When I was in college, my mother's health began rapidly declining. Scary surgeries. Wounds that wouldn't heal. More dialysis. Many long hospital visits. Sleepless nights for everyone. I was going to college in California and my family was back in Arkansas, so I could only come home 2 or 3 times a year. That part is honestly too hard to talk about. It's still a very painful memory.
What inspired you to become an actor?
Performing is a thing that always came naturally to me. My family says I danced before I could walk. My father was a pastor so I saw him on "stage" every week and my mother lead the children's choir and Christmas program every year. My older brother tried out for a traveling children's musical theatre group when I was 8 - I tagged along (even though I was too young to audition). And wouldn't you know it, I booked a part. I was hooked from there on.
Have you ever been able to combine your passions for Scleroderma advocacy? If so, in what capacity was the project, event, or situation?
You know I've sometimes thought about how my story/my mother's story should be told. Especially since many people have never heard of Scleroderma. The task seems daunting, but it's not out of the question.
What I have found meaningful is mentoring pre-teen kids. I believe that is a time when so much is changing and everyone is miserable. I try to help them know that they are loved and teach them to practice compassion (yes even to that weird kid who is "SO ANNOYING"). I think that is something mother would be proud of.

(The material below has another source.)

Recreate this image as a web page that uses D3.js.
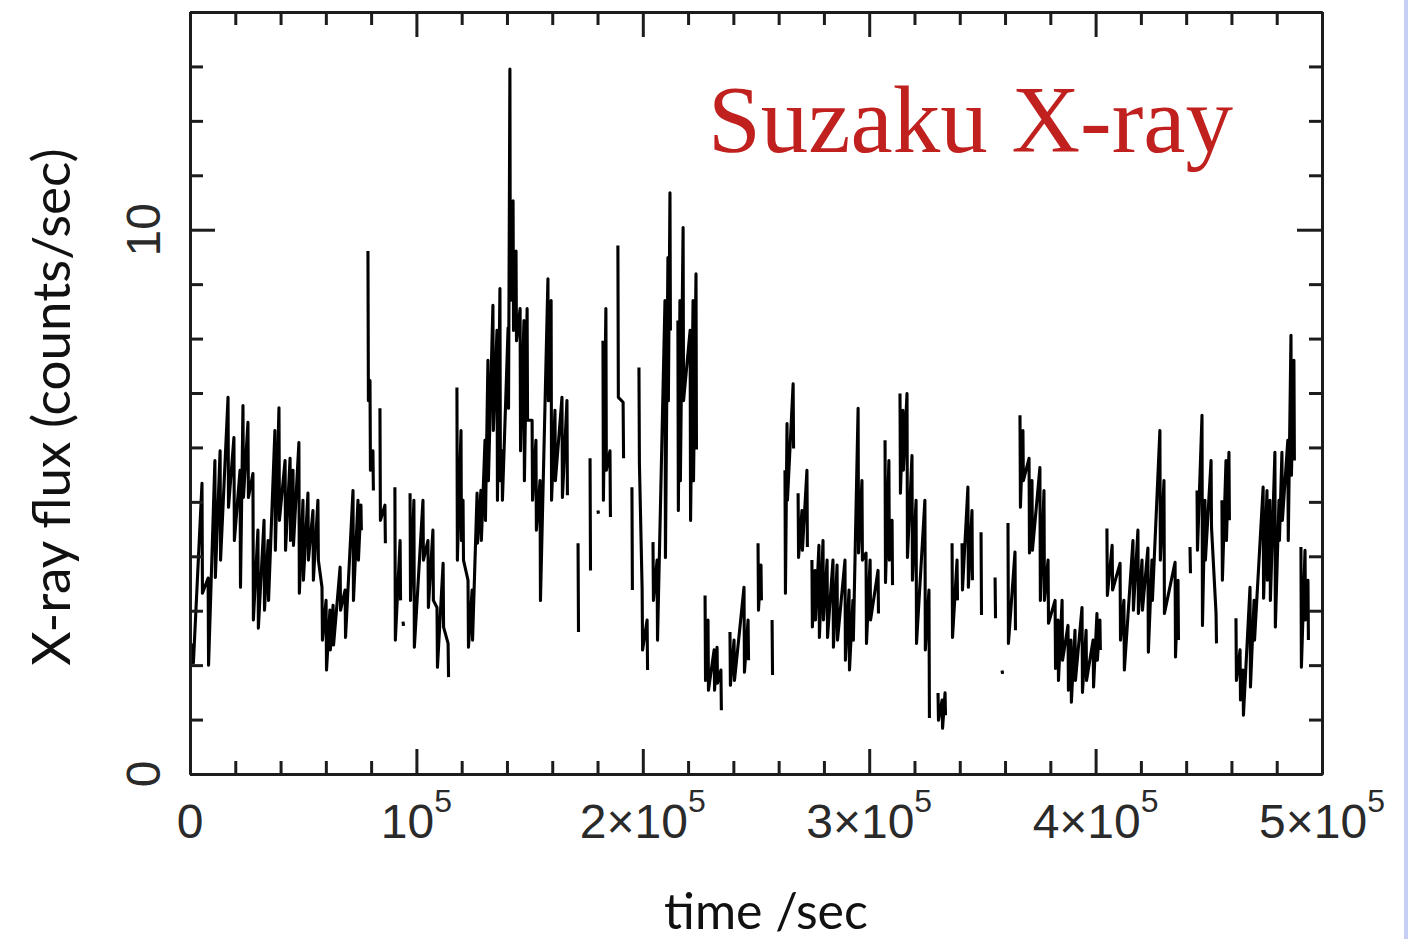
<!DOCTYPE html>
<html>
<head>
<meta charset="utf-8">
<script src="https://cdn.jsdelivr.net/npm/d3@7"></script>
<style>
  html, body { margin: 0; padding: 0; background: #fff; }
  svg { display: block; }
</style>
</head>
<body>
<script>
// light curve: time in ks, flux high / low of each stroke (null = gap)
var timeKs = [1.3,5.3,8.0,11.0,13.3,16.8,19.4,22.1,23.4,25.6,27.8,30.0,32.7,34.5,37.5,39.3,42.0,44.2,45.5,48.1,49.9,52.1,54.3,56.5,58.3,60.1,61.8,63.2,66.3,68.5,72.0,74.2,75.5,null,
  78.6,79.5,80.8,null,83.9,86.1,null,90.5,92.8,null,94.1,null,97.2,98.9,102.9,105.1,107.3,109.1,111.8,114.0,null,
  117.9,119.7,120.6,122.8,124.6,126.8,128.5,130.3,131.6,133.8,135.6,136.9,137.8,140.5,141.3,142.7,144.0,145.8,147.5,148.9,151.1,152.8,154.6,158.1,159.5,161.2,164.3,166.5,null,
  171.4,null,176.7,null,180.2,null,182.4,183.7,185.5,null,189.0,191.3,null,195.2,null,198.3,199.7,201.9,null,204.5,206.3,209.8,211.1,212.0,null,
  215.5,216.4,217.8,220.9,222.2,223.5,null,227.5,228.8,231.5,232.8,234.5,null,238.5,240.3,244.7,246.5,null,250.9,252.2,null,257.1,null,
  262.8,263.7,266.4,null,268.6,270.3,272.5,null,274.7,276.1,277.8,279.6,281.4,284.0,285.8,289.3,291.1,292.8,295.1,296.8,298.6,300.4,303.9,null,
  307.0,308.7,310.1,null,313.6,314.9,316.7,318.9,320.7,324.6,326.4,null,330.4,332.2,333.5,null,336.6,338.8,null,341.0,343.6,345.4,null,349.4,null,355.6,null,358.7,null,
  361.3,364.4,null,366.6,367.9,370.6,371.9,375.4,377.2,379.0,382.1,383.4,385.2,387.8,389.1,390.9,394.0,395.8,398.9,400.6,401.9,null,
  405.0,407.3,410.8,412.5,416.5,418.7,420.5,423.1,424.9,428.4,430.2,435.1,436.4,null,441.7,null,444.8,447.0,448.3,451.0,453.2,null,455.8,457.6,458.9,null,
  462.0,463.8,465.1,468.2,470.0,474.0,475.7,477.0,479.2,481.0,482.3,484.9,486.3,487.6,null,490.7,492.5,493.8];
var fluxHi = [2.40,5.34,3.60,5.76,5.94,6.92,6.18,5.58,6.77,6.46,5.52,4.48,4.66,4.29,6.31,6.73,5.76,5.80,5.58,6.09,5.03,5.16,4.84,5.03,3.43,3.19,3.01,3.10,3.80,3.38,5.21,5.03,4.94,null,
  9.61,7.23,5.94,null,6.72,4.94,null,5.27,4.29,null,2.80,null,5.16,5.03,5.03,4.29,4.48,3.06,3.87,2.40,null,
  7.10,6.31,5.03,3.56,3.38,5.16,5.21,6.13,7.60,8.61,8.15,8.92,5.94,8.20,12.95,10.53,9.61,8.55,8.33,8.55,6.50,6.13,5.39,9.10,8.70,6.68,6.92,6.86,null,
  4.24,null,5.80,null,4.84,null,7.96,8.55,5.94,null,9.71,6.83,null,5.27,null,7.47,3.41,2.83,null,4.26,3.93,8.70,9.49,10.68,null,
  8.33,8.70,10.04,8.15,8.70,9.19,null,3.28,2.83,2.28,2.33,1.91,null,2.61,2.46,3.43,2.83,null,4.24,3.84,null,2.83,null,
  5.58,6.44,7.17,null,5.16,4.84,5.58,null,3.93,3.74,4.20,4.29,3.93,3.93,3.84,3.93,3.38,3.19,6.72,5.39,4.06,3.93,3.74,null,
  6.13,5.76,4.66,null,6.99,6.68,6.99,5.85,5.03,5.03,3.38,null,1.49,1.36,1.49,null,4.24,3.93,null,4.24,5.27,4.84,null,4.44,null,3.61,null,1.90,null,
  4.61,4.08,null,6.59,6.31,5.80,5.39,5.63,5.21,3.93,3.19,2.83,3.19,2.73,2.46,2.64,3.06,2.64,2.46,2.95,2.83,null,
  4.51,4.20,3.87,3.19,4.29,4.48,3.93,4.15,3.93,6.31,5.39,3.89,3.56,null,4.17,null,5.21,6.59,5.03,5.76,2.95,null,5.03,5.76,5.91,null,
  2.86,2.28,1.91,3.43,3.19,5.27,5.21,5.03,5.91,5.03,5.91,6.13,8.06,7.60,null,4.17,4.11,3.56];
var fluxLo = [2.04,3.32,2.00,3.61,3.93,4.90,4.29,3.43,5.08,5.08,2.83,2.68,3.01,3.19,4.11,4.66,4.11,4.29,4.20,3.32,3.56,3.93,3.56,3.93,2.46,1.91,2.28,2.37,3.01,2.51,3.19,3.93,4.48,null,
  6.86,5.58,5.21,null,4.66,4.24,null,2.46,3.19,null,2.72,null,3.19,2.33,3.93,3.06,3.19,1.96,2.70,1.78,null,
  3.93,4.29,3.93,2.33,2.46,4.24,4.29,4.66,5.39,6.31,5.03,5.39,5.03,6.72,8.70,8.15,7.96,5.94,5.39,6.50,5.03,4.48,3.19,6.86,5.03,5.39,5.08,5.12,null,
  2.61,null,3.74,null,4.78,null,5.03,5.58,4.72,null,6.92,5.80,null,3.38,null,5.71,2.28,1.91,null,3.19,2.46,3.98,6.86,8.15,null,
  4.84,5.39,6.86,4.66,5.39,5.96,null,1.72,1.54,1.54,1.67,1.17,null,1.63,1.72,1.87,2.09,null,3.01,3.19,null,1.82,null,
  3.32,5.03,5.98,null,3.98,4.11,4.17,null,2.70,2.83,2.51,2.83,2.51,2.33,2.46,2.09,1.91,2.46,4.06,3.93,2.40,2.83,2.95,null,
  3.52,3.93,3.47,null,5.16,5.58,3.98,3.56,2.40,2.28,1.03,null,0.99,0.84,1.08,null,2.51,3.19,null,3.38,3.43,3.56,null,2.92,null,2.86,null,1.84,null,
  2.40,2.64,null,4.90,5.39,4.06,4.11,3.19,3.19,2.77,1.94,1.72,2.09,1.54,1.32,1.72,1.50,1.72,1.60,2.09,2.28,null,
  3.28,3.38,2.46,1.91,3.01,2.95,3.01,2.24,3.19,3.93,2.95,2.15,2.46,null,3.69,null,4.11,2.73,3.93,4.53,2.40,null,3.56,4.29,4.66,null,
  1.72,1.36,1.08,1.60,2.46,3.23,3.56,3.19,2.70,4.29,4.66,4.29,5.49,5.76,null,1.96,2.83,2.46];

var xMajorTicks = [0, 100000, 200000, 300000, 400000, 500000];
var xMinorTicks = d3.range(20000, 500000, 20000).filter(function(v){ return v % 100000 != 0; });
var yMajorTicks = [0, 10];
var yMinorTicks = [1,2,3,4,5,6,7,8,9,11,12,13,14];
var xLabelBase = ["0", "10", "2\u00d710", "3\u00d710", "4\u00d710", "5\u00d710"];
var xLabelExp = ["", "5", "5", "5", "5", "5"];
var yLabels = ["0", "10"];

var W = 1408, H = 939;
var margin = {left: 190, top: 12, right: 86, bottom: 165};
var w = W - margin.left - margin.right, h = H - margin.top - margin.bottom;

var svg = d3.select("body").append("svg").attr("width", W).attr("height", H);

// slide edge on the right
svg.append("rect").attr("x", 1404).attr("y", 0).attr("width", 4).attr("height", H).attr("fill", "#c6cef5");

var g = svg.append("g").attr("transform", "translate(" + margin.left + "," + margin.top + ")");

var x = d3.scaleLinear().domain([0, 500000]).range([0, w]);
var y = d3.scaleLinear().domain([0, 14]).range([h, 0]);

// light curve: each bin drawn as a near-vertical stroke hi -> lo
var pts = [];
timeKs.forEach(function(t, i){
  if (t === null) { pts.push(null); return; }
  pts.push({t: t*1000, f: fluxHi[i]});
  pts.push({t: t*1000 + 200, f: fluxLo[i]});
});
var line = d3.line().defined(function(d){ return d !== null; })
  .x(function(d){ return x(d.t); }).y(function(d){ return y(d.f); });
g.append("path").datum(pts).attr("d", line)
  .attr("fill", "none").attr("stroke", "#000").attr("stroke-width", 3.1).attr("stroke-linejoin", "round");

// frame + ticks, all pointing inwards
function addAxis(gen, tr){
  var a = g.append("g").attr("transform", tr).call(gen);
  a.selectAll("path, line").attr("stroke", "#1c1c1c").attr("stroke-width", 3);
  a.selectAll("text").remove();
  return a;
}
var minorLen = 13, majorLen = 25;
addAxis(d3.axisBottom(x).tickValues(xMinorTicks).tickSize(-minorLen).tickSizeOuter(0), "translate(0," + h + ")");
addAxis(d3.axisBottom(x).tickValues(xMajorTicks).tickSize(-majorLen).tickSizeOuter(0), "translate(0," + h + ")");
addAxis(d3.axisTop(x).tickValues(xMinorTicks).tickSize(-minorLen).tickSizeOuter(0), "translate(0,0)");
addAxis(d3.axisTop(x).tickValues(xMajorTicks).tickSize(-majorLen).tickSizeOuter(0), "translate(0,0)");
addAxis(d3.axisLeft(y).tickValues(yMinorTicks).tickSize(-minorLen).tickSizeOuter(0), "translate(0,0)");
addAxis(d3.axisLeft(y).tickValues(yMajorTicks).tickSize(-majorLen).tickSizeOuter(0), "translate(0,0)");
addAxis(d3.axisRight(y).tickValues(yMinorTicks).tickSize(-minorLen).tickSizeOuter(0), "translate(" + w + ",0)");
addAxis(d3.axisRight(y).tickValues(yMajorTicks).tickSize(-majorLen).tickSizeOuter(0), "translate(" + w + ",0)");

// x tick labels with superscript exponent
var xl = g.selectAll(".xlab").data(xMajorTicks).enter().append("text").attr("class", "xlab")
  .attr("x", function(d){ return x(d); }).attr("y", h + 64)
  .attr("text-anchor", "middle")
  .style("font-family", "'Liberation Sans', Arial, sans-serif").style("font-size", "48px").attr("fill", "#2a2a2a");
xl.append("tspan").text(function(d, i){ return xLabelBase[i]; });
xl.append("tspan").attr("dy", -26).style("font-size", "32px").text(function(d, i){ return xLabelExp[i]; });

// y tick labels, rotated
g.selectAll(".ylab").data(yMajorTicks).enter().append("text").attr("class", "ylab")
  .attr("transform", function(d){ return "translate(-30," + y(d) + ") rotate(-90)"; })
  .attr("text-anchor", "middle")
  .style("font-family", "'Liberation Sans', Arial, sans-serif").style("font-size", "48px").attr("fill", "#2a2a2a")
  .text(function(d, i){ return yLabels[i]; });

// axis titles
svg.append("text").attr("x", 766).attr("y", 929).attr("text-anchor", "middle")
  .style("font-family", "Lato, 'Open Sans', sans-serif").style("font-size", "50px").attr("fill", "#111")
  .text("time /sec");
svg.append("text").attr("transform", "translate(70,407) rotate(-90)").attr("text-anchor", "middle")
  .style("font-family", "Lato, 'Open Sans', sans-serif").style("font-size", "53px").attr("fill", "#111")
  .text("X-ray flux (counts/sec)");

// in-plot caption
svg.append("text").attr("x", 708).attr("y", 152)
  .style("font-family", "'Liberation Serif', 'Times New Roman', serif").style("font-size", "95px").attr("fill", "#c0201e")
  .text("Suzaku X-ray");
</script>
</body>
</html>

What is/was the most challenging aspect of seeing your mother combat her illness?
I always thought my mom had such a vibrant spirit. The challenging part was seeing the brief moments when that spirit was broken. Whether it was from physical pain or the pain of being excluded from certain circles in our small town community.
What has been/was a rewarding aspect of experiencing this journey with your mom?
It definitely motivated me to be brave and go for what I want. I am also so grateful that I at least had her long enough for our relationship to grow from mother/daughter to friends. It was like having an older, more confident version of myself to chat with on the phone everyday.
What is one piece of advice your loved one gave you that will always stay with you?
The day before she passed, we were on the phone. I had an audition coming up but I told her I wasn't going to go because why bother... I wasn't going to be cast anyway. She told me "Rebekah, you have got to STOP doubting yourself and START believing in yourself."
If there is one piece of advice you could give young women with an ill parent, what would that be?
#1 Always say I love you. Every. Single. Day.
#2 Find a creative outlet...perhaps even multiple.
#3 It's ok to reach out for help. When I was growing up, I remember there being such a stigma around going to therapy. I think times are changing, but I feel like therapy would have been so helpful for me to process what I was going through. In lieu of therapy, I found solace in theatre, dance, and journaling.
What keeps you inspired?
I find inspiration in good storytelling. That can come from a variety of mediums whether it be theatre, film, music, spoken word, or even the cosmetic world. I also find inspiration from seeing women uplifting other women. That always gets me so pumped up!